1. ITV Report

Director Bryan Forbes dies after illness aged 86

Bryan Forbes with wife Nanette Newman. Photo: ROSIE HALLAM/PA Archive/Press Association Images

Film director Bryan Forbes has died "following a long illness", a family spokesman said today.

Forbes, whose work includes the original 1970s horror classic Stepford Wives and Whistle Down The Wind, was aged 86.

The "giant of cinema", who was married to the actress Nanette Newman, died surrounded by his family at his home in Virginia Water, Surrey, family friend Matthew D'Ancona said.

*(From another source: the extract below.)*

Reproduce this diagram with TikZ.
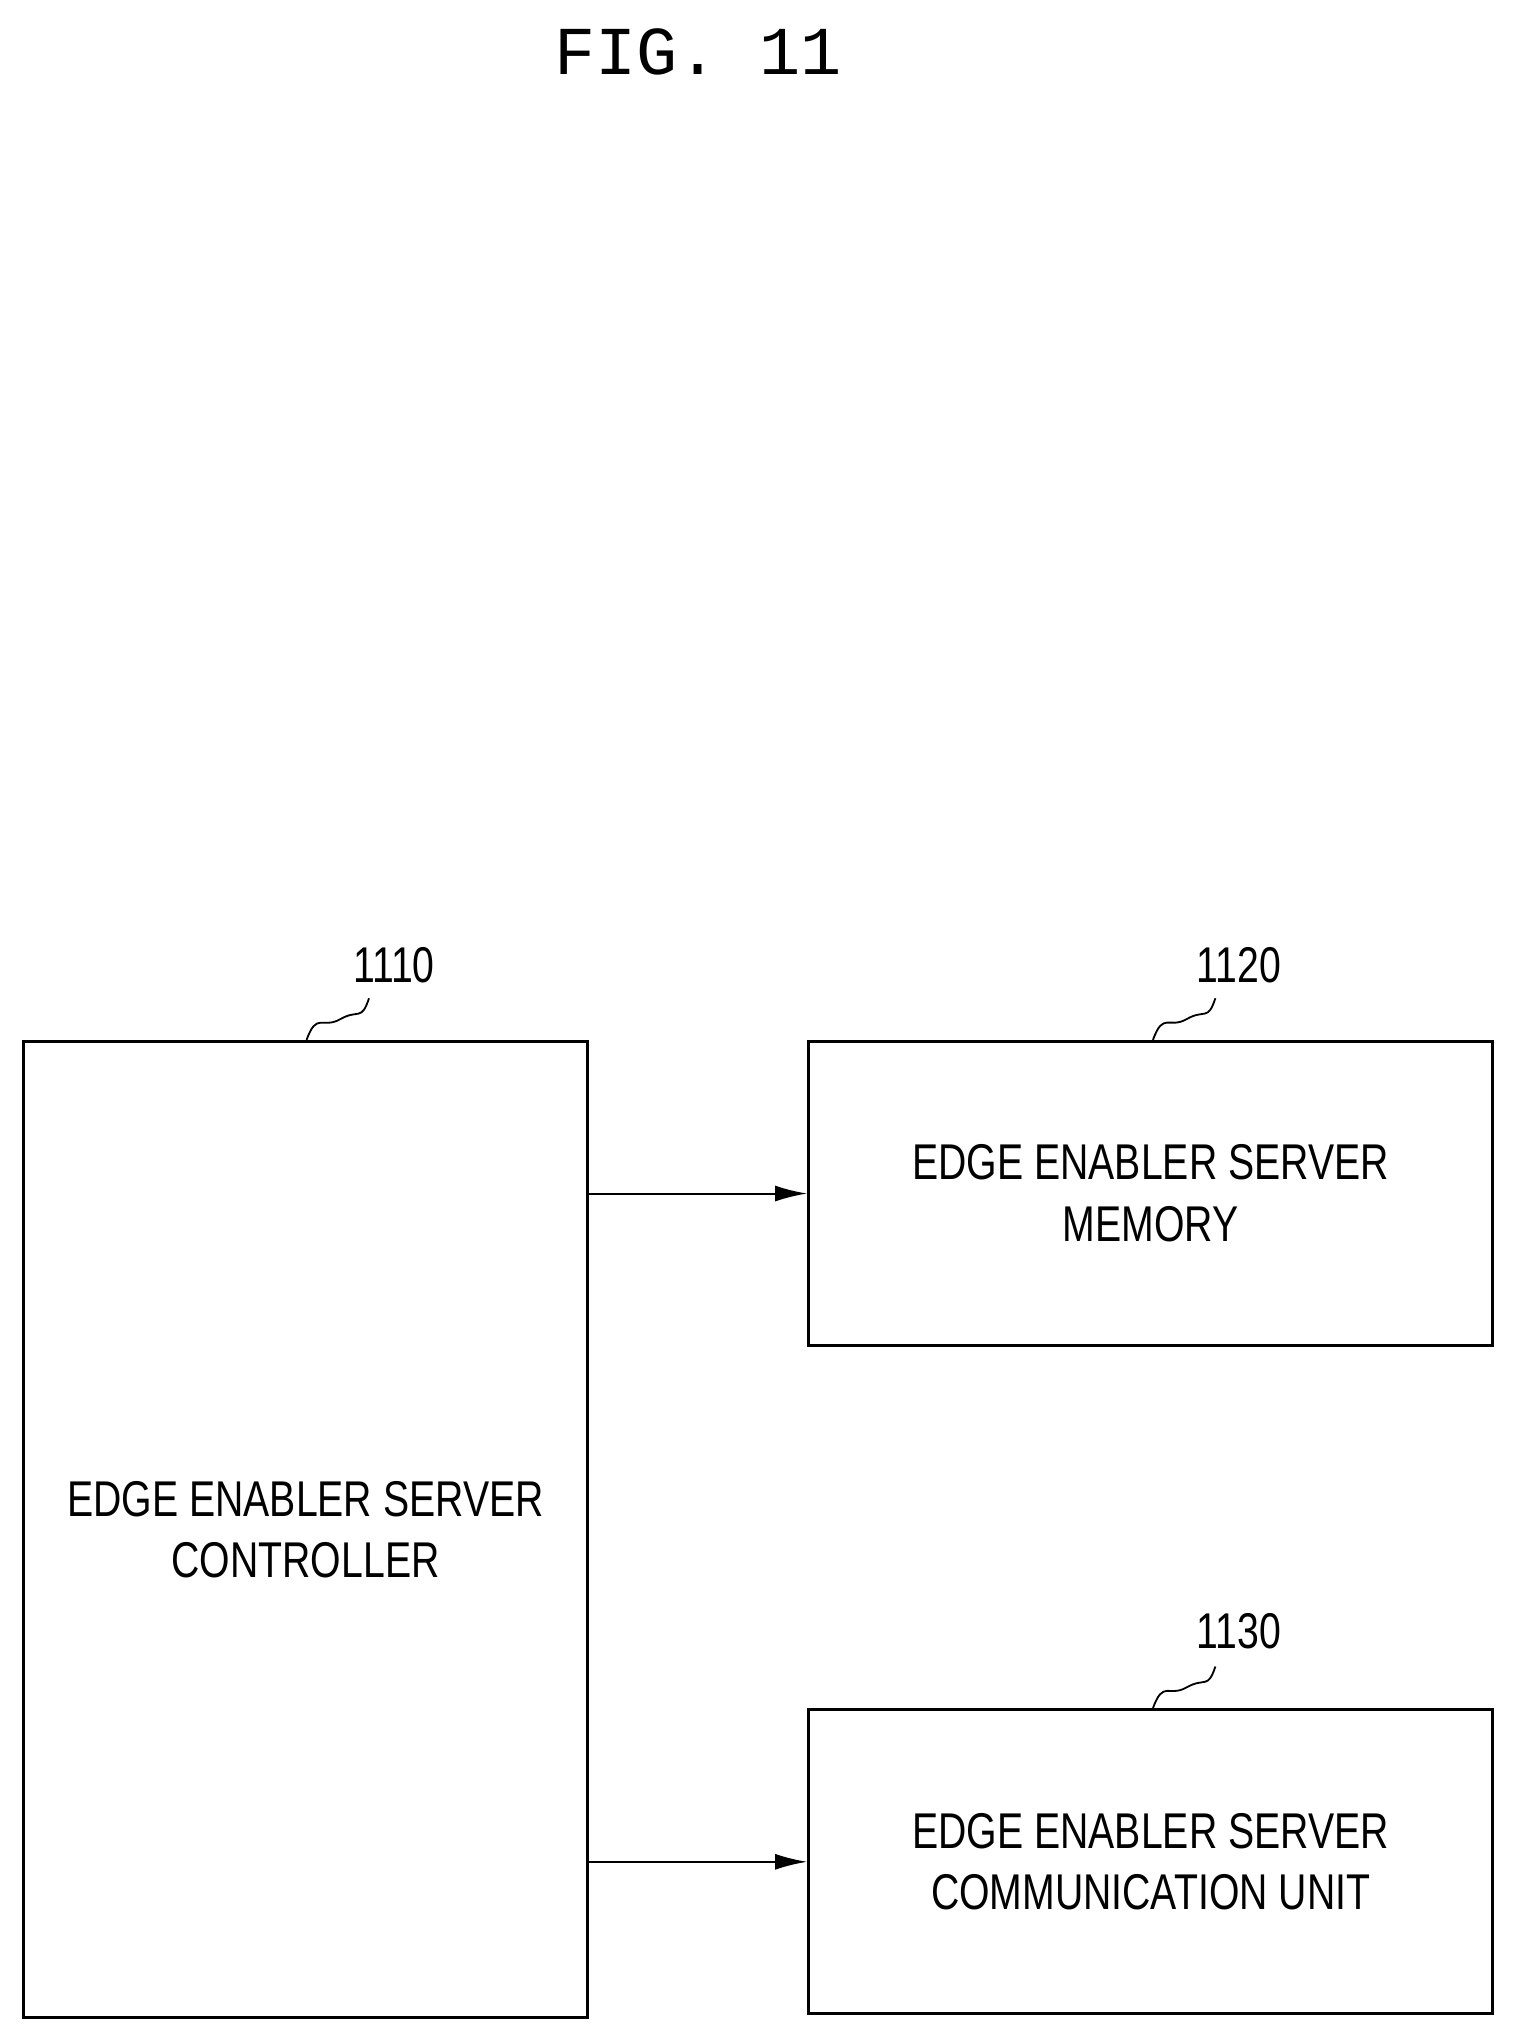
\documentclass[tikz,border=0pt]{standalone}
\usepackage{fontspec}
\setmainfont{Liberation Sans}
\newfontfamily\titlefont{Liberation Mono}
\usetikzlibrary{positioning,arrows.meta}
\begin{document}
\begin{tikzpicture}[
            >=latex,
            x=0.02cm, y=-0.02cm,
            font=\fontsize{22}{27}\selectfont,
            blockbox/.style={draw, line width=1.4pt, rectangle, inner sep=0pt, align=center},
            refnum/.style={inner sep=2pt},
            leader/.style={line width=0.8pt},
            link/.style={->, line width=0.9pt, >={Latex[length=14pt,width=7pt]}}
        ]
		\useasboundingbox (0,0) rectangle (1164,1566);
		
		%Title
		\node[font=\titlefont\fontsize{30}{34}\selectfont] (title) at (537,40) {FIG. 11};
		
		%Blocks
		\node[blockbox, minimum width=8.68cm, minimum height=15.02cm] (ctrl) at (235,1176.5) {\scalebox{0.78}[1]{EDGE ENABLER SERVER}\\\scalebox{0.78}[1]{CONTROLLER}};
		\node[blockbox, minimum width=10.52cm, minimum height=4.68cm] (mem) at (885,918) {\scalebox{0.78}[1]{EDGE ENABLER SERVER}\\\scalebox{0.78}[1]{MEMORY}};
		\node[blockbox, minimum width=10.52cm, minimum height=4.68cm] (comm) at (885,1432) {\scalebox{0.78}[1]{EDGE ENABLER SERVER}\\\scalebox{0.78}[1]{COMMUNICATION UNIT}};
		
		%Reference numerals
		\node[refnum] (n1110) at (303,742) {\scalebox{0.78}[1]{1110}};
		\node[refnum] (n1120) at (953,742) {\scalebox{0.78}[1]{1120}};
		\node[refnum] (n1130) at (953,1255) {\scalebox{0.78}[1]{1130}};
		\draw[leader] (ctrl.north west) ++(219,0) .. controls +(8,-22) and +(-14,8) .. ++(26,-16) .. controls +(14,-8) and +(-6,18) .. ++(22,-16);
		\draw[leader] (mem.north west) ++(266,0) .. controls +(8,-22) and +(-14,8) .. ++(26,-16) .. controls +(14,-8) and +(-6,18) .. ++(22,-16);
		\draw[leader] (comm.north west) ++(266,0) .. controls +(8,-22) and +(-14,8) .. ++(26,-16) .. controls +(14,-8) and +(-6,18) .. ++(22,-16);
		
		%Arrows
		\draw[link] (ctrl.east |- mem.west) -- (mem.west);
		\draw[link] (ctrl.east |- comm.west) -- (comm.west);
    \end{tikzpicture}
\end{document}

Bryan Forbes with his wife, actress Nanette Newman, and daughters, actress Emma (right) and journalist Sarah (left). Credit: Fiona Hanson/PA Wire

Mr D'Ancona said: "Bryan Forbes was a titan of cinema, known and loved by people around the world in the film and theatre industries and known in other fields including politics.

"He is simply irreplaceable and it is wholly apt that he died surrounded by his family."

Left (light jacket) is Bryan Forbes, the director, with Peter O'Toole (centre front) star of the Macbeth at the Old Vic. Credit: PA/PA Archive/Press Association Images

Forbes, who was made CBE in 2004 for services to the arts and the National Youth Theatre of Great Britain, had two daughters - the TV presenter Emma Forbes and the journalist Sarah Standing.

He was awarded the Dilys Powell Award for outstanding contribution to cinema at the London Film Critics' Circle Awards in 2006.

Richard Attenborough (left - right), Sheila Sim, Nanette Newman and film director Bryan Forbes in 1960. Credit: PA Wire

After starting off his career as an actor, Forbes made his directorial debut with Whistle Down The Wind in 1961, which led to him becoming one of the leading figures of British post-war cinema.

Forbes, who counted the late Queen Mother among his friends, also found success as an author, writing a number of novels, the latest of which, The Soldier's Story, was published last year.

In an interview with the Daily Mail last June he spoke of how he was diagnosed with multiple sclerosis in 1975 but doctors later admitted the diagnosis was wrong.

In the interview he also said he would want to be remembered as "somebody not taken in by fame".